>>>>>
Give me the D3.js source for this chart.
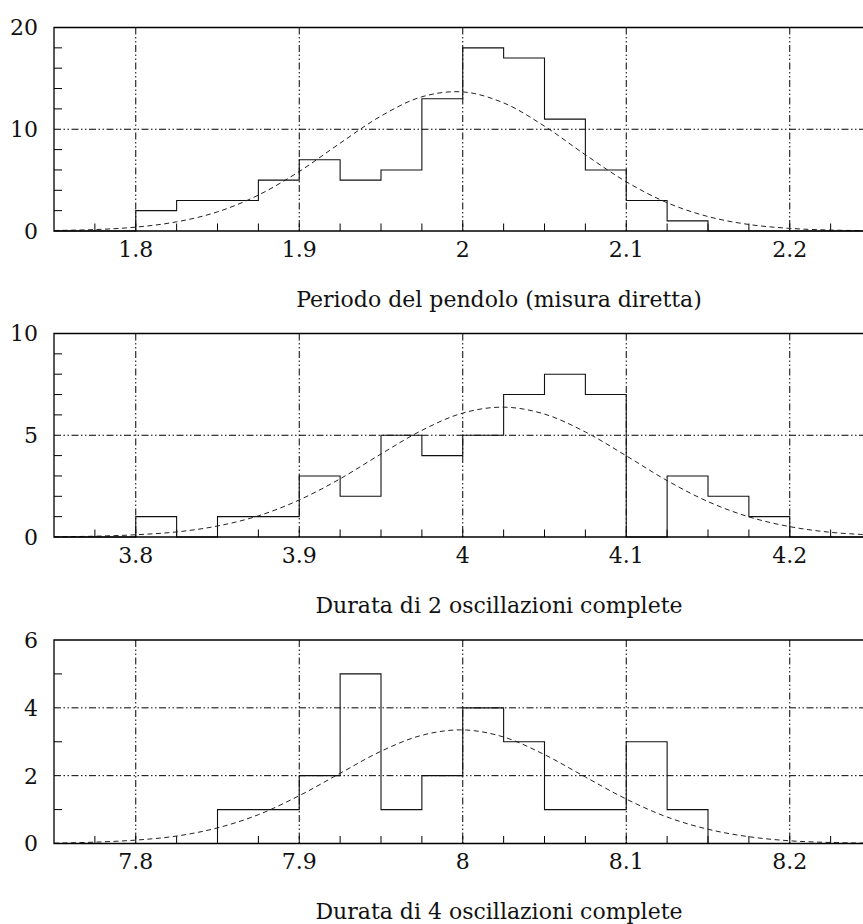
<!DOCTYPE html>
<html>
<head>
<meta charset="utf-8">
<script src="https://cdn.jsdelivr.net/npm/d3@7"></script>
<style>
    body { margin: 0; background: #fff; }
    text { font-family: 'DejaVu Serif', serif; font-size: 22px; fill: #111; }
</style>
</head>
<body>
<script>
// bin edges (width 0.025) for each histogram
const periodEdges = [ 1.75, 1.775, 1.8, 1.825, 1.85, 1.875, 1.9, 1.925, 1.95, 1.975, 2.0,
    2.025, 2.05, 2.075, 2.1, 2.125, 2.15, 2.175, 2.2, 2.225, 2.25 ];
const twoOscEdges = [ 3.75, 3.775, 3.8, 3.825, 3.85, 3.875, 3.9, 3.925, 3.95, 3.975, 4.0,
    4.025, 4.05, 4.075, 4.1, 4.125, 4.15, 4.175, 4.2, 4.225, 4.25 ];
const fourOscEdges = [ 7.75, 7.775, 7.8, 7.825, 7.85, 7.875, 7.9, 7.925, 7.95, 7.975, 8.0,
    8.025, 8.05, 8.075, 8.1, 8.125, 8.15, 8.175, 8.2, 8.225, 8.25 ];

// counts per bin
const periodCounts = [ 0, 0, 2, 3, 3, 5, 7, 5, 6, 13, 18, 17, 11, 6, 3, 1, 0, 0, 0, 0 ];
const twoOscCounts = [ 0, 0, 1, 0, 1, 1, 3, 2, 5, 4, 5, 7, 8, 7, 0, 3, 2, 1, 0, 0 ];
const fourOscCounts = [ 0, 0, 0, 0, 1, 1, 2, 5, 1, 2, 4, 3, 1, 1, 3, 1, 0, 0, 0, 0 ];

// dashed gaussian curve, read at the bin edges
const periodFit = [ 0.05, 0.14, 0.38, 0.9, 1.88, 3.53, 5.85, 8.63, 11.3, 13.19, 13.67,
    12.59, 10.3, 7.49, 4.84, 2.78, 1.42, 0.64, 0.26, 0.09, 0.03 ];
const twoOscFit = [ 0.01, 0.04, 0.11, 0.25, 0.54, 1.04, 1.82, 2.86, 4.08, 5.24, 6.09,
    6.38, 6.04, 5.16, 3.99, 2.77, 1.74, 0.99, 0.51, 0.23, 0.1 ];
const fourOscFit = [ 0.01, 0.04, 0.1, 0.22, 0.46, 0.85, 1.41, 2.07, 2.72, 3.19, 3.35,
    3.14, 2.62, 1.96, 1.31, 0.78, 0.42, 0.2, 0.08, 0.03, 0.01 ];

// axis ticks and labels
const periodXTicks = [ 1.8, 1.9, 2.0, 2.1, 2.2 ];
const twoOscXTicks = [ 3.8, 3.9, 4.0, 4.1, 4.2 ];
const fourOscXTicks = [ 7.8, 7.9, 8.0, 8.1, 8.2 ];
const periodYTicks = [ 0, 10, 20 ];
const twoOscYTicks = [ 0, 5, 10 ];
const fourOscYTicks = [ 0, 2, 4, 6 ];
const periodYMinor = [ 2, 4, 6, 8, 12, 14, 16, 18 ];
const twoOscYMinor = [ 1, 2, 3, 4, 6, 7, 8, 9 ];
const fourOscYMinor = [ 1, 3, 5 ];

const captions = [
    'Periodo del pendolo (misura diretta)',
    'Durata di 2 oscillazioni complete',
    'Durata di 4 oscillazioni complete'
];

const panels = [
    { edges: periodEdges, counts: periodCounts, fit: periodFit, xTicks: periodXTicks, yTicks: periodYTicks, yMinor: periodYMinor },
    { edges: twoOscEdges, counts: twoOscCounts, fit: twoOscFit, xTicks: twoOscXTicks, yTicks: twoOscYTicks, yMinor: twoOscYMinor },
    { edges: fourOscEdges, counts: fourOscCounts, fit: fourOscFit, xTicks: fourOscXTicks, yTicks: fourOscYTicks, yMinor: fourOscYMinor }
];

const width = 863, height = 924;
const left = 54, right = 871.5; // plot runs past the right edge of the picture
const panelTops = [ 27.5, 333.5, 640 ];
const panelHeight = 203.5;
const gridDash = '7,2.5,1.5,2.5,1.5,2.5';

const svg = d3
.select('body')
.append('svg')
.attr('width', width)
.attr('height', height);

panels.forEach((p, i) => {
    const top = panelTops[i];
    const bottom = top + panelHeight;
    const g = svg.append('g');

    const x = d3
    .scaleLinear()
    .domain([ p.edges[0], p.edges[p.edges.length - 1] ])
    .range([ left, right ]);
    const y = d3
    .scaleLinear()
    .domain([ 0, d3.max(p.yTicks) ])
    .range([ bottom, top ]);

    // grid
    g
    .selectAll('.vgrid')
    .data(p.xTicks)
    .enter()
    .append('line')
    .attr('x1', d => x(d))
    .attr('x2', d => x(d))
    .attr('y1', top)
    .attr('y2', bottom)
    .attr('stroke', '#000')
    .attr('stroke-dasharray', gridDash);
    g
    .selectAll('.hgrid')
    .data(p.yTicks.slice(1, -1))
    .enter()
    .append('line')
    .attr('x1', left)
    .attr('x2', right)
    .attr('y1', d => y(d))
    .attr('y2', d => y(d))
    .attr('stroke', '#000')
    .attr('stroke-dasharray', gridDash);

    // minor ticks
    g
    .selectAll('.xminor')
    .data(p.edges.slice(1, -1))
    .enter()
    .append('line')
    .attr('x1', d => x(d))
    .attr('x2', d => x(d))
    .attr('y1', bottom)
    .attr('y2', bottom - 7.5)
    .attr('stroke', '#000');
    g
    .selectAll('.yminor')
    .data(p.yMinor)
    .enter()
    .append('line')
    .attr('x1', left)
    .attr('x2', left + 8)
    .attr('y1', d => y(d))
    .attr('y2', d => y(d))
    .attr('stroke', '#000');

    // histogram outline
    const steps = p.counts.map((c, k) => [ p.edges[k], c ]);
    steps.push([ p.edges[p.edges.length - 1], p.counts[p.counts.length - 1] ]);
    const stepLine = d3
    .line()
    .x(d => x(d[0]))
    .y(d => y(d[1]))
    .curve(d3.curveStepAfter);
    g
    .append('path')
    .attr('d', stepLine(steps))
    .attr('fill', 'none')
    .attr('stroke', '#111')
    .attr('stroke-width', 1.1);

    // fitted gaussian
    const fitLine = d3
    .line()
    .x((d, k) => x(p.edges[k]))
    .y(d => y(d))
    .curve(d3.curveCatmullRom);
    g
    .append('path')
    .attr('d', fitLine(p.fit))
    .attr('fill', 'none')
    .attr('stroke', '#222')
    .attr('stroke-dasharray', '5,3.5');

    // frame: left, bottom, top
    g
    .append('path')
    .attr('d', `M${right},${top}H${left}V${bottom}H${right}`)
    .attr('fill', 'none')
    .attr('stroke', '#000')
    .attr('stroke-width', 1.3);

    // tick labels
    g
    .selectAll('.xlab')
    .data(p.xTicks)
    .enter()
    .append('text')
    .attr('x', d => x(d))
    .attr('y', bottom + 25.5)
    .attr('text-anchor', 'middle')
    .text(d => d3.format('~g')(d));
    g
    .selectAll('.ylab')
    .data(p.yTicks)
    .enter()
    .append('text')
    .attr('x', 38)
    .attr('y', d => y(d))
    .attr('dy', '0.36em')
    .attr('text-anchor', 'end')
    .text(d => d);

    g
    .append('text')
    .attr('x', 499)
    .attr('y', bottom + 75.5)
    .attr('text-anchor', 'middle')
    .text(captions[i]);
});
</script>
</body>
</html>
<<<<<
# TASK INSTRUCTIONS:
Make an exact copy of the data above, pictures excluded.

# WRITTEN RESPONSE:
Give me the D3.js source for this chart.
<!DOCTYPE html>
<html>
<head>
<meta charset="utf-8">
<script src="https://cdn.jsdelivr.net/npm/d3@7"></script>
<style>
    body { margin: 0; background: #fff; }
    text { font-family: 'DejaVu Serif', serif; font-size: 22px; fill: #111; }
</style>
</head>
<body>
<script>
// bin edges (width 0.025) for each histogram
const periodEdges = [ 1.75, 1.775, 1.8, 1.825, 1.85, 1.875, 1.9, 1.925, 1.95, 1.975, 2.0,
    2.025, 2.05, 2.075, 2.1, 2.125, 2.15, 2.175, 2.2, 2.225, 2.25 ];
const twoOscEdges = [ 3.75, 3.775, 3.8, 3.825, 3.85, 3.875, 3.9, 3.925, 3.95, 3.975, 4.0,
    4.025, 4.05, 4.075, 4.1, 4.125, 4.15, 4.175, 4.2, 4.225, 4.25 ];
const fourOscEdges = [ 7.75, 7.775, 7.8, 7.825, 7.85, 7.875, 7.9, 7.925, 7.95, 7.975, 8.0,
    8.025, 8.05, 8.075, 8.1, 8.125, 8.15, 8.175, 8.2, 8.225, 8.25 ];

// counts per bin
const periodCounts = [ 0, 0, 2, 3, 3, 5, 7, 5, 6, 13, 18, 17, 11, 6, 3, 1, 0, 0, 0, 0 ];
const twoOscCounts = [ 0, 0, 1, 0, 1, 1, 3, 2, 5, 4, 5, 7, 8, 7, 0, 3, 2, 1, 0, 0 ];
const fourOscCounts = [ 0, 0, 0, 0, 1, 1, 2, 5, 1, 2, 4, 3, 1, 1, 3, 1, 0, 0, 0, 0 ];

// dashed gaussian curve, read at the bin edges
const periodFit = [ 0.05, 0.14, 0.38, 0.9, 1.88, 3.53, 5.85, 8.63, 11.3, 13.19, 13.67,
    12.59, 10.3, 7.49, 4.84, 2.78, 1.42, 0.64, 0.26, 0.09, 0.03 ];
const twoOscFit = [ 0.01, 0.04, 0.11, 0.25, 0.54, 1.04, 1.82, 2.86, 4.08, 5.24, 6.09,
    6.38, 6.04, 5.16, 3.99, 2.77, 1.74, 0.99, 0.51, 0.23, 0.1 ];
const fourOscFit = [ 0.01, 0.04, 0.1, 0.22, 0.46, 0.85, 1.41, 2.07, 2.72, 3.19, 3.35,
    3.14, 2.62, 1.96, 1.31, 0.78, 0.42, 0.2, 0.08, 0.03, 0.01 ];

// axis ticks and labels
const periodXTicks = [ 1.8, 1.9, 2.0, 2.1, 2.2 ];
const twoOscXTicks = [ 3.8, 3.9, 4.0, 4.1, 4.2 ];
const fourOscXTicks = [ 7.8, 7.9, 8.0, 8.1, 8.2 ];
const periodYTicks = [ 0, 10, 20 ];
const twoOscYTicks = [ 0, 5, 10 ];
const fourOscYTicks = [ 0, 2, 4, 6 ];
const periodYMinor = [ 2, 4, 6, 8, 12, 14, 16, 18 ];
const twoOscYMinor = [ 1, 2, 3, 4, 6, 7, 8, 9 ];
const fourOscYMinor = [ 1, 3, 5 ];

const captions = [
    'Periodo del pendolo (misura diretta)',
    'Durata di 2 oscillazioni complete',
    'Durata di 4 oscillazioni complete'
];

const panels = [
    { edges: periodEdges, counts: periodCounts, fit: periodFit, xTicks: periodXTicks, yTicks: periodYTicks, yMinor: periodYMinor },
    { edges: twoOscEdges, counts: twoOscCounts, fit: twoOscFit, xTicks: twoOscXTicks, yTicks: twoOscYTicks, yMinor: twoOscYMinor },
    { edges: fourOscEdges, counts: fourOscCounts, fit: fourOscFit, xTicks: fourOscXTicks, yTicks: fourOscYTicks, yMinor: fourOscYMinor }
];

const width = 863, height = 924;
const left = 54, right = 871.5; // plot runs past the right edge of the picture
const panelTops = [ 27.5, 333.5, 640 ];
const panelHeight = 203.5;
const gridDash = '7,2.5,1.5,2.5,1.5,2.5';

const svg = d3
.select('body')
.append('svg')
.attr('width', width)
.attr('height', height);

panels.forEach((p, i) => {
    const top = panelTops[i];
    const bottom = top + panelHeight;
    const g = svg.append('g');

    const x = d3
    .scaleLinear()
    .domain([ p.edges[0], p.edges[p.edges.length - 1] ])
    .range([ left, right ]);
    const y = d3
    .scaleLinear()
    .domain([ 0, d3.max(p.yTicks) ])
    .range([ bottom, top ]);

    // grid
    g
    .selectAll('.vgrid')
    .data(p.xTicks)
    .enter()
    .append('line')
    .attr('x1', d => x(d))
    .attr('x2', d => x(d))
    .attr('y1', top)
    .attr('y2', bottom)
    .attr('stroke', '#000')
    .attr('stroke-dasharray', gridDash);
    g
    .selectAll('.hgrid')
    .data(p.yTicks.slice(1, -1))
    .enter()
    .append('line')
    .attr('x1', left)
    .attr('x2', right)
    .attr('y1', d => y(d))
    .attr('y2', d => y(d))
    .attr('stroke', '#000')
    .attr('stroke-dasharray', gridDash);

    // minor ticks
    g
    .selectAll('.xminor')
    .data(p.edges.slice(1, -1))
    .enter()
    .append('line')
    .attr('x1', d => x(d))
    .attr('x2', d => x(d))
    .attr('y1', bottom)
    .attr('y2', bottom - 7.5)
    .attr('stroke', '#000');
    g
    .selectAll('.yminor')
    .data(p.yMinor)
    .enter()
    .append('line')
    .attr('x1', left)
    .attr('x2', left + 8)
    .attr('y1', d => y(d))
    .attr('y2', d => y(d))
    .attr('stroke', '#000');

    // histogram outline
    const steps = p.counts.map((c, k) => [ p.edges[k], c ]);
    steps.push([ p.edges[p.edges.length - 1], p.counts[p.counts.length - 1] ]);
    const stepLine = d3
    .line()
    .x(d => x(d[0]))
    .y(d => y(d[1]))
    .curve(d3.curveStepAfter);
    g
    .append('path')
    .attr('d', stepLine(steps))
    .attr('fill', 'none')
    .attr('stroke', '#111')
    .attr('stroke-width', 1.1);

    // fitted gaussian
    const fitLine = d3
    .line()
    .x((d, k) => x(p.edges[k]))
    .y(d => y(d))
    .curve(d3.curveCatmullRom);
    g
    .append('path')
    .attr('d', fitLine(p.fit))
    .attr('fill', 'none')
    .attr('stroke', '#222')
    .attr('stroke-dasharray', '5,3.5');

    // frame: left, bottom, top
    g
    .append('path')
    .attr('d', `M${right},${top}H${left}V${bottom}H${right}`)
    .attr('fill', 'none')
    .attr('stroke', '#000')
    .attr('stroke-width', 1.3);

    // tick labels
    g
    .selectAll('.xlab')
    .data(p.xTicks)
    .enter()
    .append('text')
    .attr('x', d => x(d))
    .attr('y', bottom + 25.5)
    .attr('text-anchor', 'middle')
    .text(d => d3.format('~g')(d));
    g
    .selectAll('.ylab')
    .data(p.yTicks)
    .enter()
    .append('text')
    .attr('x', 38)
    .attr('y', d => y(d))
    .attr('dy', '0.36em')
    .attr('text-anchor', 'end')
    .text(d => d);

    g
    .append('text')
    .attr('x', 499)
    .attr('y', bottom + 75.5)
    .attr('text-anchor', 'middle')
    .text(captions[i]);
});
</script>
</body>
</html>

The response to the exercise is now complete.